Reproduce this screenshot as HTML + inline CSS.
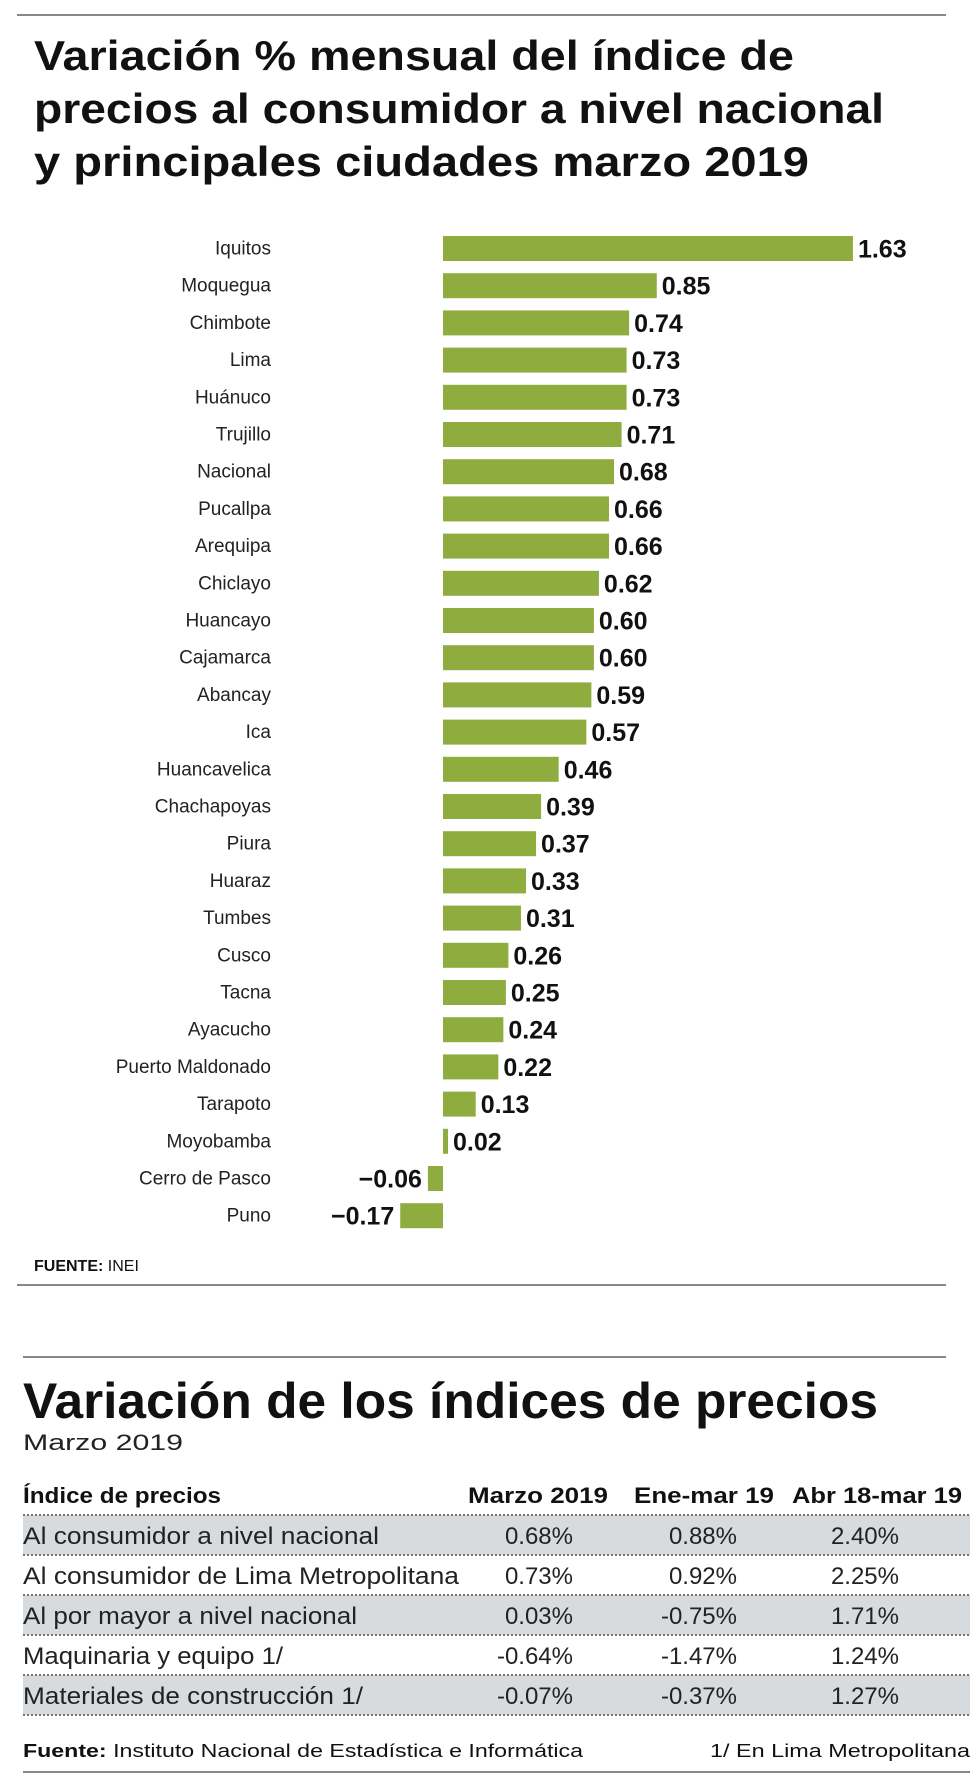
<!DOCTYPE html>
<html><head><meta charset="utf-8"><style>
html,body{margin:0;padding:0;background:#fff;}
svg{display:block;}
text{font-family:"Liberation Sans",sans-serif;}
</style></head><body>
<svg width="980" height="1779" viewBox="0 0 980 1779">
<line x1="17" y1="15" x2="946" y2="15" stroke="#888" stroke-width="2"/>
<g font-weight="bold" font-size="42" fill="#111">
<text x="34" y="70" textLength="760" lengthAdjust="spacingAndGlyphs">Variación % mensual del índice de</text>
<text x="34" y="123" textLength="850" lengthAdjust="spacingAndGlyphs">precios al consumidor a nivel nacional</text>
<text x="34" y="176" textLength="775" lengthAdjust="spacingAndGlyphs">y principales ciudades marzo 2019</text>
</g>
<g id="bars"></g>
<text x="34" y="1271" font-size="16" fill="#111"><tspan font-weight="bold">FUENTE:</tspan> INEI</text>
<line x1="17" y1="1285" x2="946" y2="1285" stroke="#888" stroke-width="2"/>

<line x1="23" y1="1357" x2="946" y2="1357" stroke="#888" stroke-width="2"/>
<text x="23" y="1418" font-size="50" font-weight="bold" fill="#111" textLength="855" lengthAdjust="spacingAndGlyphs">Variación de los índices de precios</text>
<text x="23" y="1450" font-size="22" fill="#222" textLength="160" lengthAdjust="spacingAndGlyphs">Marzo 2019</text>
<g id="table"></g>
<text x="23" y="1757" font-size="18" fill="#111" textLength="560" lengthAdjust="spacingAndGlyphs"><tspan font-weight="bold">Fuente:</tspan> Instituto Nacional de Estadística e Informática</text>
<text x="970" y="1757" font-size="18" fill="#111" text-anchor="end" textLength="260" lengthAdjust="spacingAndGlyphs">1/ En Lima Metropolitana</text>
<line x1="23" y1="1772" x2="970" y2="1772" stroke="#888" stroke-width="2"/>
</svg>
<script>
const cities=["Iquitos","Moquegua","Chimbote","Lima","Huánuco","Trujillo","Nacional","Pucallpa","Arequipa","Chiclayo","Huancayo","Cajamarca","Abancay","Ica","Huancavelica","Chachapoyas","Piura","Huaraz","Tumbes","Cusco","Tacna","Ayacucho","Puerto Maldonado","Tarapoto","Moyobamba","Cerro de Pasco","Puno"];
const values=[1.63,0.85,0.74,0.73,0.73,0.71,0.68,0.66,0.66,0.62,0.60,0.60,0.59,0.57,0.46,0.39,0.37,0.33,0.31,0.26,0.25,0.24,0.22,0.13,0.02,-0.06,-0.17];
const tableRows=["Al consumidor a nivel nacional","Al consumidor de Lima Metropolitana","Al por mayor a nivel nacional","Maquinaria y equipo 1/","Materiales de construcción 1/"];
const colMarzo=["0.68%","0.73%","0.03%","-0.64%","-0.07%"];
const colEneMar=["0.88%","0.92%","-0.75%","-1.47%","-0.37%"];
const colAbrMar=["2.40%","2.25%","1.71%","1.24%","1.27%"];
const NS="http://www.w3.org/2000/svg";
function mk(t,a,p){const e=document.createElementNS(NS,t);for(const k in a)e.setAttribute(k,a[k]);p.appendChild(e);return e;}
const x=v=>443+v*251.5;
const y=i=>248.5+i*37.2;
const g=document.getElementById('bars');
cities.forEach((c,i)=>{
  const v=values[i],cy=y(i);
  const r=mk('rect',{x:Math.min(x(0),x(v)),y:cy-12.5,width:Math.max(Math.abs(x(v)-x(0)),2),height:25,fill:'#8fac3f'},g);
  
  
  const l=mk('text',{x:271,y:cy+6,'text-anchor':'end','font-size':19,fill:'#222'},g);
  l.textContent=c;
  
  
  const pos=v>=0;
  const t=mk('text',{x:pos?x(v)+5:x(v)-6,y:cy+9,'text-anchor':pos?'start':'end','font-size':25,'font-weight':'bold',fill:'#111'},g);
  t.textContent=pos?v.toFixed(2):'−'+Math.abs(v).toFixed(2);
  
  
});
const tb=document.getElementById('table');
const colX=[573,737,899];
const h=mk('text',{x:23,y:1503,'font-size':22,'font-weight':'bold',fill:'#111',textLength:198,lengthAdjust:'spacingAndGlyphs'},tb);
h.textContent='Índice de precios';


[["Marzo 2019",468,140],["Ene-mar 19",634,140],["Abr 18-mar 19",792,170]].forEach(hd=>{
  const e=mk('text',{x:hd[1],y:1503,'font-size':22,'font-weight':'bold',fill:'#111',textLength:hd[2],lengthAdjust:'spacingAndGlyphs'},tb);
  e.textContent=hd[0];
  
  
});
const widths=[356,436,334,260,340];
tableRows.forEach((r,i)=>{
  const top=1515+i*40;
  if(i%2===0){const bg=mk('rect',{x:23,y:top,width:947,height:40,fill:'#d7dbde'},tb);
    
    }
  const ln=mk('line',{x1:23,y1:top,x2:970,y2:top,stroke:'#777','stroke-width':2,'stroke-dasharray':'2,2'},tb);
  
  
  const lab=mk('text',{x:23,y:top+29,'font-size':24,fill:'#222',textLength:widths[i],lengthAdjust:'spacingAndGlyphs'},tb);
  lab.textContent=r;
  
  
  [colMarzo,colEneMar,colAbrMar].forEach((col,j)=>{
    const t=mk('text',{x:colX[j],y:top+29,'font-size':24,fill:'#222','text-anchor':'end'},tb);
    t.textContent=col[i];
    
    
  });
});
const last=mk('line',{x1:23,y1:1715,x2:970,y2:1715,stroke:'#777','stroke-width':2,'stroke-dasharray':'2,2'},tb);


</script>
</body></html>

### Work to complete
Copy the listing word for word, excluding its pictures.

### Final result
Reproduce this screenshot as HTML + inline CSS.
<!DOCTYPE html>
<html><head><meta charset="utf-8"><style>
html,body{margin:0;padding:0;background:#fff;}
svg{display:block;}
text{font-family:"Liberation Sans",sans-serif;}
</style></head><body>
<svg width="980" height="1779" viewBox="0 0 980 1779">
<line x1="17" y1="15" x2="946" y2="15" stroke="#888" stroke-width="2"/>
<g font-weight="bold" font-size="42" fill="#111">
<text x="34" y="70" textLength="760" lengthAdjust="spacingAndGlyphs">Variación % mensual del índice de</text>
<text x="34" y="123" textLength="850" lengthAdjust="spacingAndGlyphs">precios al consumidor a nivel nacional</text>
<text x="34" y="176" textLength="775" lengthAdjust="spacingAndGlyphs">y principales ciudades marzo 2019</text>
</g>
<g id="bars"></g>
<text x="34" y="1271" font-size="16" fill="#111"><tspan font-weight="bold">FUENTE:</tspan> INEI</text>
<line x1="17" y1="1285" x2="946" y2="1285" stroke="#888" stroke-width="2"/>

<line x1="23" y1="1357" x2="946" y2="1357" stroke="#888" stroke-width="2"/>
<text x="23" y="1418" font-size="50" font-weight="bold" fill="#111" textLength="855" lengthAdjust="spacingAndGlyphs">Variación de los índices de precios</text>
<text x="23" y="1450" font-size="22" fill="#222" textLength="160" lengthAdjust="spacingAndGlyphs">Marzo 2019</text>
<g id="table"></g>
<text x="23" y="1757" font-size="18" fill="#111" textLength="560" lengthAdjust="spacingAndGlyphs"><tspan font-weight="bold">Fuente:</tspan> Instituto Nacional de Estadística e Informática</text>
<text x="970" y="1757" font-size="18" fill="#111" text-anchor="end" textLength="260" lengthAdjust="spacingAndGlyphs">1/ En Lima Metropolitana</text>
<line x1="23" y1="1772" x2="970" y2="1772" stroke="#888" stroke-width="2"/>
</svg>
<script>
const cities=["Iquitos","Moquegua","Chimbote","Lima","Huánuco","Trujillo","Nacional","Pucallpa","Arequipa","Chiclayo","Huancayo","Cajamarca","Abancay","Ica","Huancavelica","Chachapoyas","Piura","Huaraz","Tumbes","Cusco","Tacna","Ayacucho","Puerto Maldonado","Tarapoto","Moyobamba","Cerro de Pasco","Puno"];
const values=[1.63,0.85,0.74,0.73,0.73,0.71,0.68,0.66,0.66,0.62,0.60,0.60,0.59,0.57,0.46,0.39,0.37,0.33,0.31,0.26,0.25,0.24,0.22,0.13,0.02,-0.06,-0.17];
const tableRows=["Al consumidor a nivel nacional","Al consumidor de Lima Metropolitana","Al por mayor a nivel nacional","Maquinaria y equipo 1/","Materiales de construcción 1/"];
const colMarzo=["0.68%","0.73%","0.03%","-0.64%","-0.07%"];
const colEneMar=["0.88%","0.92%","-0.75%","-1.47%","-0.37%"];
const colAbrMar=["2.40%","2.25%","1.71%","1.24%","1.27%"];
const NS="http://www.w3.org/2000/svg";
function mk(t,a,p){const e=document.createElementNS(NS,t);for(const k in a)e.setAttribute(k,a[k]);p.appendChild(e);return e;}
const x=v=>443+v*251.5;
const y=i=>248.5+i*37.2;
const g=document.getElementById('bars');
cities.forEach((c,i)=>{
  const v=values[i],cy=y(i);
  const r=mk('rect',{x:Math.min(x(0),x(v)),y:cy-12.5,width:Math.max(Math.abs(x(v)-x(0)),2),height:25,fill:'#8fac3f'},g);
  
  
  const l=mk('text',{x:271,y:cy+6,'text-anchor':'end','font-size':19,fill:'#222'},g);
  l.textContent=c;
  
  
  const pos=v>=0;
  const t=mk('text',{x:pos?x(v)+5:x(v)-6,y:cy+9,'text-anchor':pos?'start':'end','font-size':25,'font-weight':'bold',fill:'#111'},g);
  t.textContent=pos?v.toFixed(2):'−'+Math.abs(v).toFixed(2);
  
  
});
const tb=document.getElementById('table');
const colX=[573,737,899];
const h=mk('text',{x:23,y:1503,'font-size':22,'font-weight':'bold',fill:'#111',textLength:198,lengthAdjust:'spacingAndGlyphs'},tb);
h.textContent='Índice de precios';


[["Marzo 2019",468,140],["Ene-mar 19",634,140],["Abr 18-mar 19",792,170]].forEach(hd=>{
  const e=mk('text',{x:hd[1],y:1503,'font-size':22,'font-weight':'bold',fill:'#111',textLength:hd[2],lengthAdjust:'spacingAndGlyphs'},tb);
  e.textContent=hd[0];
  
  
});
const widths=[356,436,334,260,340];
tableRows.forEach((r,i)=>{
  const top=1515+i*40;
  if(i%2===0){const bg=mk('rect',{x:23,y:top,width:947,height:40,fill:'#d7dbde'},tb);
    
    }
  const ln=mk('line',{x1:23,y1:top,x2:970,y2:top,stroke:'#777','stroke-width':2,'stroke-dasharray':'2,2'},tb);
  
  
  const lab=mk('text',{x:23,y:top+29,'font-size':24,fill:'#222',textLength:widths[i],lengthAdjust:'spacingAndGlyphs'},tb);
  lab.textContent=r;
  
  
  [colMarzo,colEneMar,colAbrMar].forEach((col,j)=>{
    const t=mk('text',{x:colX[j],y:top+29,'font-size':24,fill:'#222','text-anchor':'end'},tb);
    t.textContent=col[i];
    
    
  });
});
const last=mk('line',{x1:23,y1:1715,x2:970,y2:1715,stroke:'#777','stroke-width':2,'stroke-dasharray':'2,2'},tb);


</script>
</body></html>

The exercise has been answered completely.